Freie Meinung? Etwa noch kritisch gegenüber der Stadtverwaltung? Nein, das verbitte ich mir! So hat das Herr Knoblich nicht gesagt, aber gemeint. Die Thüringische Landeszeitung bewertet das hinterher in einem Bericht so, dass Knoblich den „Vorsitzenden Steffen Raßloff maßregelte und ihm mangelnden Respekt gegenüber dem Auswahlverfahren und dem Kandidaten vorwarf.“ Maßregelte. Ja wo leben wir denn?

Steffen Raßloff weist die Kritik Knoblichs als ihm nachfolgender Festredner in aller Form an dem Abend zurück. Er will eigentlich über das Doppeljubiläum des Museums sprechen, dem er sich und viele andere Museumsfreunde so verbunden fühlen. Er redet dann auch darüber, aber die Stimmung ist hin.

Der Auftritt von Knoblich ist ein Thema des Abends und der folgenden Tage. Hat sein Auftritt Folgen? Die anwesenden Abgeordneten des Stadtrates haben ja alles gehört und gesehen.
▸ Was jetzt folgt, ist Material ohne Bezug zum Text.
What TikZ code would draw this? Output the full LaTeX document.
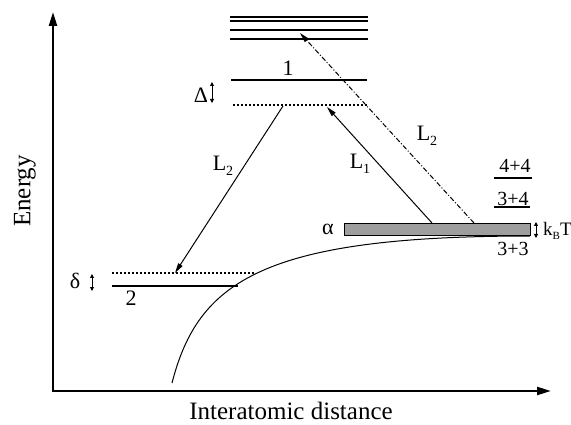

Die anwesende Kulturdezernentin und Erfurter Bürgermeisterin, Dienstvorgesetzte von Knoblich, schweigt an dem Abend und am Tag danach, als die Personalie Hartinger von ihr offiziell bekanntgegeben wird.

Aber vielleicht sehe ich das alles zu kritisch? Aus meiner Parallelwelt? Nee. Ich rufe, auch wenn´s keiner hört: „Pfui und Buh“, Herr Kulturdirektor! So geht man nicht mit Kulturbürgern und ihrem gewählten Vorsitzenden um.